Veggie Loving Dinos Can Have Feathers Too!
Fossils of feathered dinosaurs are no longer as terribly rare as they once were, even if they still are exciting finds. However, so far all feathered dinosaurs have been the flesh-eating two-legged raptors theorized to be the ancestors of modern birds. Now paleontologists have found evidence that some large plant eating dinos also sported bristly feathers, changing the rules for predicting who likely had plumage.
Some Onithischians - the vast dinosaur group that consisted of strict vegetarians - have been discovered to have three kinds of feathers protruding from well-preserved skulls.

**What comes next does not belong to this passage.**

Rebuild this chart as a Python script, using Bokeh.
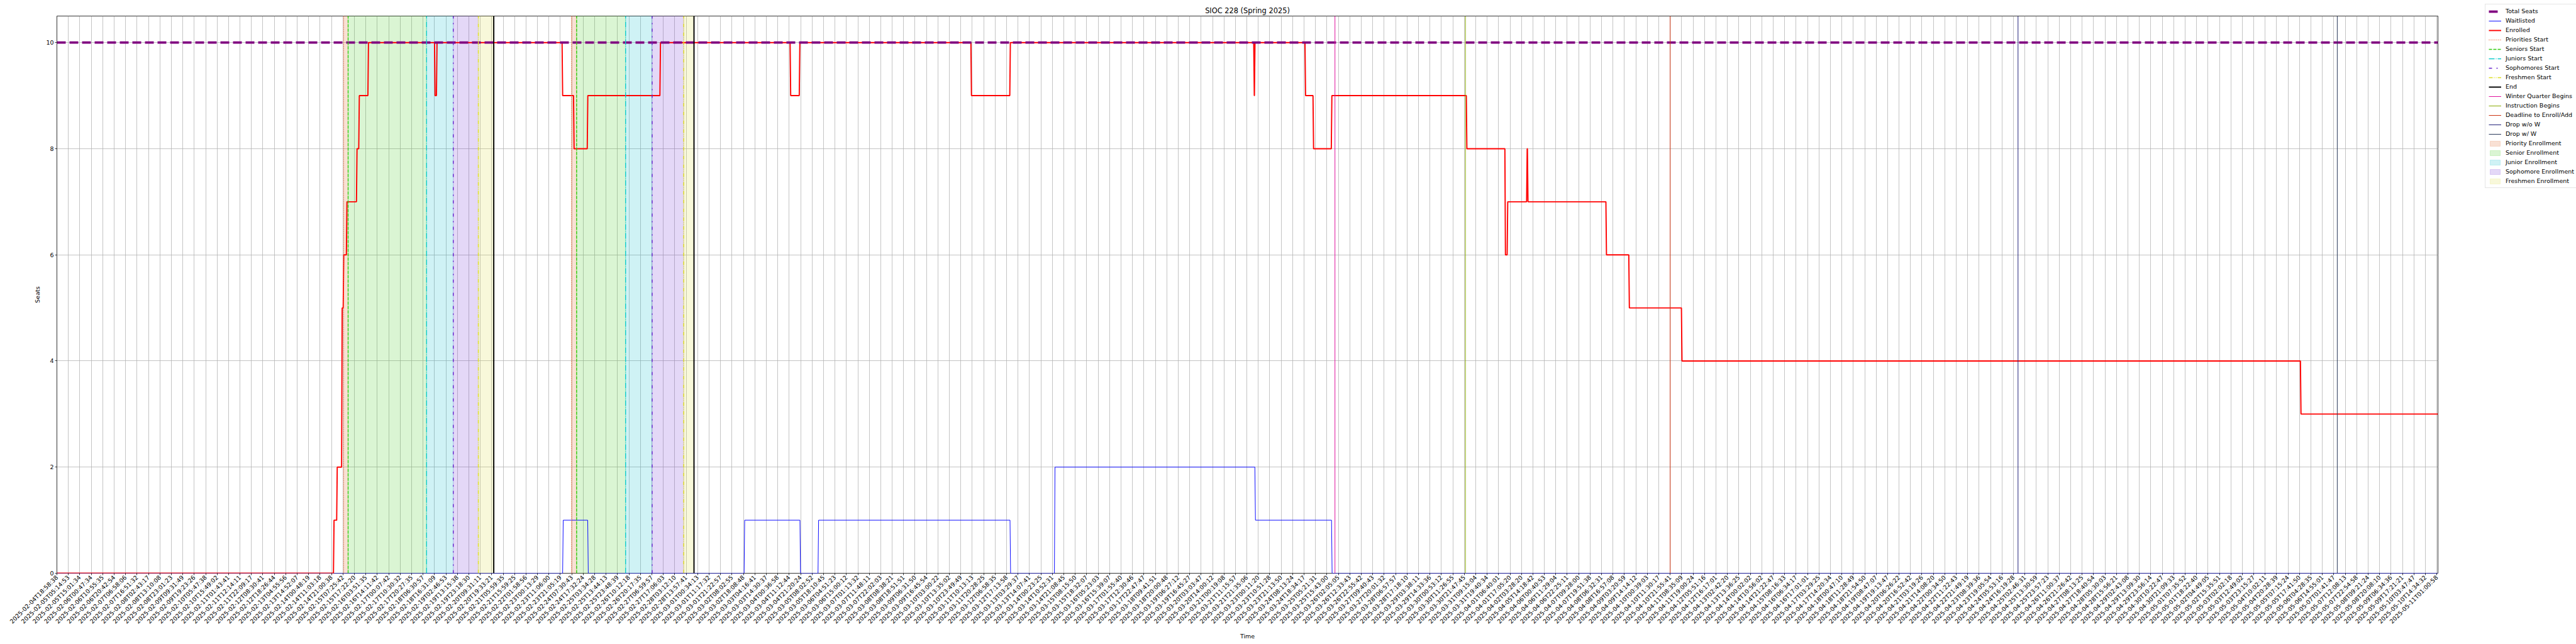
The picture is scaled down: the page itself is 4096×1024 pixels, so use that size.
import math
from bokeh.plotting import figure
from bokeh.models import Range1d, Legend, LegendItem, FixedTicker
from bokeh.embed import file_html
from bokeh.resources import INLINE

title = "SIOC 228 (Spring 2025)"

tick_labels = [
    "2025-02-04T18:58:38", "2025-02-05T05:14:53", "2025-02-05T15:01:34", "2025-02-06T00:47:34",
    "2025-02-06T10:55:35", "2025-02-06T20:42:54", "2025-02-07T06:58:06", "2025-02-07T16:51:32",
    "2025-02-08T02:43:17", "2025-02-08T13:10:08", "2025-02-08T23:01:23", "2025-02-09T09:31:49",
    "2025-02-09T19:23:26", "2025-02-10T05:47:38", "2025-02-10T15:49:02", "2025-02-11T01:43:41",
    "2025-02-11T12:14:11", "2025-02-11T22:09:17", "2025-02-12T08:30:41", "2025-02-12T18:26:44",
    "2025-02-13T04:55:56", "2025-02-13T14:52:07", "2025-02-14T00:48:19", "2025-02-14T11:03:18",
    "2025-02-14T21:00:38", "2025-02-15T07:25:42", "2025-02-15T17:22:20", "2025-02-16T03:51:35",
    "2025-02-16T14:11:42", "2025-02-17T00:07:42", "2025-02-17T10:30:32", "2025-02-17T20:27:35",
    "2025-02-18T06:30:57", "2025-02-18T16:31:09", "2025-02-19T02:46:53", "2025-02-19T13:15:38",
    "2025-02-19T23:18:30", "2025-02-20T09:31:11", "2025-02-20T19:33:21", "2025-02-21T05:59:35",
    "2025-02-21T15:59:25", "2025-02-22T01:58:56", "2025-02-23T00:13:29", "2025-02-23T11:06:00",
    "2025-02-23T21:05:19", "2025-02-24T07:30:43", "2025-02-24T17:32:24", "2025-02-25T03:34:28",
    "2025-02-25T13:44:13", "2025-02-25T23:48:39", "2025-02-26T10:12:18", "2025-02-26T20:17:35",
    "2025-02-27T06:59:57", "2025-02-27T17:06:03", "2025-02-28T03:12:10", "2025-02-28T13:57:41",
    "2025-03-01T00:34:13", "2025-03-01T11:17:32", "2025-03-01T21:22:57", "2025-03-02T08:02:55",
    "2025-03-02T18:08:48", "2025-03-03T04:16:41", "2025-03-03T14:30:37", "2025-03-04T00:36:58",
    "2025-03-04T11:12:44", "2025-03-04T21:20:24", "2025-03-05T08:02:52", "2025-03-05T18:10:45",
    "2025-03-06T04:51:23", "2025-03-06T15:00:12", "2025-03-07T01:13:32", "2025-03-07T11:48:11",
    "2025-03-07T22:02:03", "2025-03-08T08:38:21", "2025-03-08T18:51:51", "2025-03-09T06:31:50",
    "2025-03-09T16:45:54", "2025-03-10T03:00:22", "2025-03-10T13:35:02", "2025-03-10T23:49:49",
    "2025-03-11T10:13:13", "2025-03-11T20:28:25", "2025-03-12T06:58:35", "2025-03-12T17:13:58",
    "2025-03-13T03:29:37", "2025-03-13T14:07:41", "2025-03-14T00:23:25", "2025-03-14T10:52:31",
    "2025-03-14T21:08:45", "2025-03-15T08:15:50", "2025-03-15T18:32:07", "2025-03-16T05:23:03",
    "2025-03-16T15:39:07", "2025-03-17T01:55:40", "2025-03-17T12:30:46", "2025-03-17T22:47:47",
    "2025-03-18T09:41:51", "2025-03-18T20:00:48", "2025-03-19T06:27:12", "2025-03-19T16:45:27",
    "2025-03-20T03:03:47", "2025-03-20T14:00:12", "2025-03-21T00:19:08", "2025-03-21T11:15:57",
    "2025-03-21T21:35:06", "2025-03-23T00:11:20", "2025-03-23T10:51:28", "2025-03-23T21:13:50",
    "2025-03-24T08:13:24", "2025-03-24T18:34:17", "2025-03-25T05:21:31", "2025-03-25T15:43:00",
    "2025-03-26T02:05:05", "2025-03-26T12:33:43", "2025-03-26T22:55:42", "2025-03-27T09:40:43",
    "2025-03-27T20:01:32", "2025-03-28T06:57:57", "2025-03-28T17:18:10", "2025-03-29T03:38:11",
    "2025-03-29T14:33:36", "2025-03-30T00:53:12", "2025-03-30T11:26:55", "2025-03-30T21:47:45",
    "2025-03-31T09:15:04", "2025-03-31T19:40:34", "2025-04-01T06:40:01", "2025-04-01T17:05:20",
    "2025-04-02T03:28:20", "2025-04-05T14:18:42", "2025-04-06T00:40:53", "2025-04-06T11:29:04",
    "2025-04-06T22:25:11", "2025-04-07T09:28:00", "2025-04-07T19:51:38", "2025-04-08T06:32:31",
    "2025-04-08T16:57:08", "2025-04-09T03:20:59", "2025-04-09T14:14:12", "2025-04-10T00:39:03",
    "2025-04-10T11:30:17", "2025-04-10T21:55:41", "2025-04-11T08:35:09", "2025-04-11T19:00:24",
    "2025-04-12T05:51:16", "2025-04-12T16:17:01", "2025-04-13T02:42:20", "2025-04-13T13:36:25",
    "2025-04-14T00:02:02", "2025-04-14T10:56:02", "2025-04-14T21:22:47", "2025-04-15T08:16:33",
    "2025-04-16T06:34:17", "2025-04-16T17:01:01", "2025-04-17T03:29:25", "2025-04-17T14:20:34",
    "2025-04-18T00:47:10", "2025-04-18T11:28:49", "2025-04-18T21:54:50", "2025-04-19T08:47:07",
    "2025-04-19T19:13:47", "2025-04-20T06:26:22", "2025-04-20T16:52:42", "2025-04-21T03:19:26",
    "2025-04-21T14:08:20", "2025-04-22T00:34:50", "2025-04-22T11:22:43", "2025-04-22T21:49:19",
    "2025-04-23T08:39:36", "2025-04-23T19:05:54", "2025-04-24T05:53:16", "2025-04-24T16:19:28",
    "2025-04-25T02:46:31", "2025-04-25T13:30:59", "2025-04-25T23:57:23", "2025-04-26T11:00:37",
    "2025-04-26T21:26:42", "2025-04-27T08:13:25", "2025-04-27T18:40:54", "2025-04-28T05:30:03",
    # the last labels could not be read precisely; estimated
    "2025-04-28T15:56:21", "2025-04-29T02:43:08", "2025-04-29T13:09:30", "2025-04-29T23:56:14",
    "2025-04-30T10:22:47", "2025-04-30T21:09:33", "2025-05-01T07:35:52", "2025-05-01T18:22:40",
    "2025-05-02T04:49:05", "2025-05-02T15:35:51", "2025-05-03T02:02:18", "2025-05-03T12:49:02",
    "2025-05-03T23:15:27", "2025-05-04T10:02:11", "2025-05-04T20:28:39", "2025-05-05T07:15:24",
    "2025-05-05T17:41:50", "2025-05-06T04:28:35", "2025-05-06T14:55:01", "2025-05-07T01:41:47",
    "2025-05-07T12:08:13", "2025-05-07T22:54:58", "2025-05-08T09:21:24", "2025-05-08T20:08:10",
    "2025-05-09T06:34:36", "2025-05-09T17:21:21", "2025-05-10T03:47:47", "2025-05-10T14:34:32",
    "2025-05-11T01:00:58",
]

total_seats = 10
x_last = 208.1

# Enrolled: change positions (tick units) and new values
enrolled_t = [0, 24.17, 24.45, 24.88, 25.02, 25.3, 26.18, 26.38, 27.18, 33.0, 33.17,
              44.15, 45.15, 46.35, 52.7, 64.08, 64.88, 79.88, 83.28, 104.6, 104.66,
              109.08, 109.78, 111.38, 123.18, 126.55, 126.75, 128.45, 128.52, 135.38,
              137.38, 141.98, 196.08]
enrolled_v = [0, 1, 2, 5, 6, 7, 8, 9, 10, 9, 10,
              9, 8, 9, 10, 9, 10, 9, 10, 9, 10,
              9, 8, 9, 8, 6, 7, 8, 7, 6,
              5, 4, 3]

waitlist_t = [0, 44.2, 46.39, 60.06, 64.94, 66.52, 83.3, 87.18, 104.7, 111.4]
waitlist_v = [0, 1, 0, 1, 0, 1, 0, 2, 1, 0]

priority_start = [25.06, 44.97]
seniors_start = [25.45, 45.42]
juniors_start = [32.31, 49.70]
sophomores_start = [34.64, 52.02]
freshmen_start = [36.83, 54.78]
end_marks = [38.18, 55.68]
quarter_begins = [111.7]
instruction_begins = [123.1]
enroll_deadline = [141.0]
drop_no_w = [171.4]
drop_w = [199.3]

FONT = "DejaVu Sans"
Y_TOP = 10.5
RAMP = 0.05
FRAME_W, FRAME_H = 3786, 886


def step_vertices(ts, vs, x_end):
    xs, ys = [ts[0]], [vs[0]]
    for i in range(1, len(ts)):
        xs.append(ts[i]); ys.append(vs[i - 1])
        xs.append(ts[i] + RAMP); ys.append(vs[i])
    xs.append(x_end); ys.append(vs[-1])
    return xs, ys


p = figure(frame_width=FRAME_W, frame_height=FRAME_H, output_backend="svg", toolbar_location=None,
           x_range=Range1d(0, x_last), y_range=Range1d(0, Y_TOP),
           min_border_left=90, min_border_right=210, min_border_top=25, min_border_bottom=0,
           title=title)
p.background_fill_color = "white"
p.border_fill_color = "white"
p.outline_line_color = "black"
p.outline_line_width = 0.8

p.title.text_font = FONT
p.title.text_font_size = "11.4px"
p.title.text_font_style = "normal"
p.title.text_color = "black"
p.title.align = "center"
p.title.standoff = 4

xt = FixedTicker(ticks=list(range(len(tick_labels))))
p.xaxis.ticker = xt
p.xaxis.major_label_overrides = {i: s for i, s in enumerate(tick_labels)}
p.xaxis.major_label_orientation = math.pi / 4
p.yaxis.ticker = FixedTicker(ticks=[0, 2, 4, 6, 8, 10])
for ax in (p.xaxis, p.yaxis):
    ax.major_label_text_font = FONT
    ax.major_label_text_font_size = "9.5px"
    ax.major_label_text_color = "black"
    ax.axis_label_text_font = FONT
    ax.axis_label_text_font_size = "9.5px"
    ax.axis_label_text_font_style = "normal"
    ax.axis_label_text_color = "black"
    ax.axis_line_color = None
    ax.major_tick_line_color = "black"
    ax.major_tick_line_width = 0.8
    ax.major_tick_out = 3
    ax.major_tick_in = 0
    ax.minor_tick_line_color = None
    ax.major_label_standoff = 2
p.xaxis.axis_label = "Time"
p.yaxis.axis_label = "Seats"

p.xgrid.ticker = xt
p.ygrid.ticker = FixedTicker(ticks=[0, 2, 4, 6, 8, 10])
for g in (p.xgrid, p.ygrid):
    g.grid_line_color = "#b0b0b0"
    g.grid_line_width = 0.75


def span(starts, ends, color):
    return p.quad(left=starts, right=ends, bottom=0, top=Y_TOP, fill_color=color,
                  fill_alpha=0.2, line_color=color, line_alpha=0.25, line_width=0.8)


r_ps = span(priority_start, seniors_start, "#e0622a")
r_ss = span(seniors_start, juniors_start, "#44cc22")
r_js = span(juniors_start, sophomores_start, "#11bfcc")
r_os = span(sophomores_start, freshmen_start, "#7a3ed6")
r_fs = span(freshmen_start, end_marks, "#dddd44")


def vline(xs, color, width, dash="solid"):
    n = len(xs)
    return p.segment(x0=xs, y0=[0] * n, x1=xs, y1=[Y_TOP] * n, line_color=color,
                     line_width=width, line_dash=dash)


ex, ey = step_vertices(enrolled_t, enrolled_v, x_last)
wx, wy = step_vertices(waitlist_t, waitlist_v, x_last)

r_wl = p.line(wx, wy, line_color="blue", line_width=0.95)
r_en = p.line(ex, ey, line_color="red", line_width=1.9)
r_tot = p.line([0, x_last], [total_seats, total_seats], line_color="purple", line_width=3.8,
               line_dash="14 6")

r_p = vline(priority_start, "#ee7040", 1.4, "1 2")
r_s = vline(seniors_start, "#33cc11", 1.4, "5 2")
r_j = vline(juniors_start, "#11cccc", 1.4, "9 2 1 2")
r_o = vline(sophomores_start, "#6622cc", 1.4, "5 7 2 7")
r_f = vline(freshmen_start, "#dddd22", 1.4, "6 2 1 2 1 2")
r_end = vline(end_marks, "black", 1.9)
r_q = vline(quarter_begins, "#e0119d", 1.0)
r_i = vline(instruction_begins, "#88aa00", 1.0)
r_d = vline(enroll_deadline, "#cc3311", 1.0)
r_dn = vline(drop_no_w, "#22227a", 1.0)
r_dw = vline(drop_w, "#2a3a5a", 1.0)

items = [
    ("Total Seats", r_tot), ("Waitlisted", r_wl), ("Enrolled", r_en),
    ("Priorities Start", r_p), ("Seniors Start", r_s), ("Juniors Start", r_j),
    ("Sophomores Start", r_o), ("Freshmen Start", r_f), ("End", r_end),
    ("Winter Quarter Begins", r_q), ("Instruction Begins", r_i),
    ("Deadline to Enroll/Add", r_d), ("Drop w/o W", r_dn), ("Drop w/ W", r_dw),
    ("Priority Enrollment", r_ps), ("Senior Enrollment", r_ss), ("Junior Enrollment", r_js),
    ("Sophomore Enrollment", r_os), ("Freshmen Enrollment", r_fs),
]
LEG_H = 274
legend = Legend(items=[LegendItem(label=l, renderers=[r]) for l, r in items],
                location=(75, FRAME_H - LEG_H))
legend.label_text_font = FONT
legend.label_text_font_size = "9.5px"
legend.label_text_color = "black"
legend.label_height = 10
legend.glyph_height = 10
legend.glyph_width = 20
legend.label_standoff = 7
legend.spacing = 4
legend.padding = 5
legend.margin = 0
legend.border_line_color = "#cccccc"
legend.border_line_width = 1
legend.background_fill_alpha = 0.8
p.add_layout(legend, "right")

open("out.html", "w").write(file_html(p, INLINE))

The dinosaurs in question, Kulindadromeus zabaikalicus, lived 160 million years ago and is theorized to have been a plant eating swamp dweller. The dino likely used its front limbs to comb up food while it trounced around muddy ground on bipedal legs.
Leading an analysis of six partial skulls of K. zabaikalicus, Pascal Godefroit of the Royal Belgian Institute of Natural Sciences in Brussels found evidence of short bristle-like feathers that likely ran from the creatures' heads and down the length of their backs.
"I think their function was primarily for insulation," Godfroit told NewScientist.
Insulation feathers are not uncommon among flightless dinosaurs, even if this is the first time clear evidence of them has been found in a member of the Onithischian half of the dinosaur family tree.
Two other feathers the team found were much more interesting. Lengthened filaments similar to the downy feathers seen on modern birds likely sheathed the tops of the dinosaur's limbs, and evidence of strange ribbon-like feathers were also found around leg bones.
"They consist of clusters of six or seven ribbon-shaped elements bundled together," said Godefroit. "There's nothing like it in modern birds."
According to the team's conclusions , the best explanation for these limb feathers they can think of is display.
A study detailing these findings was published in the journal Science for July 25.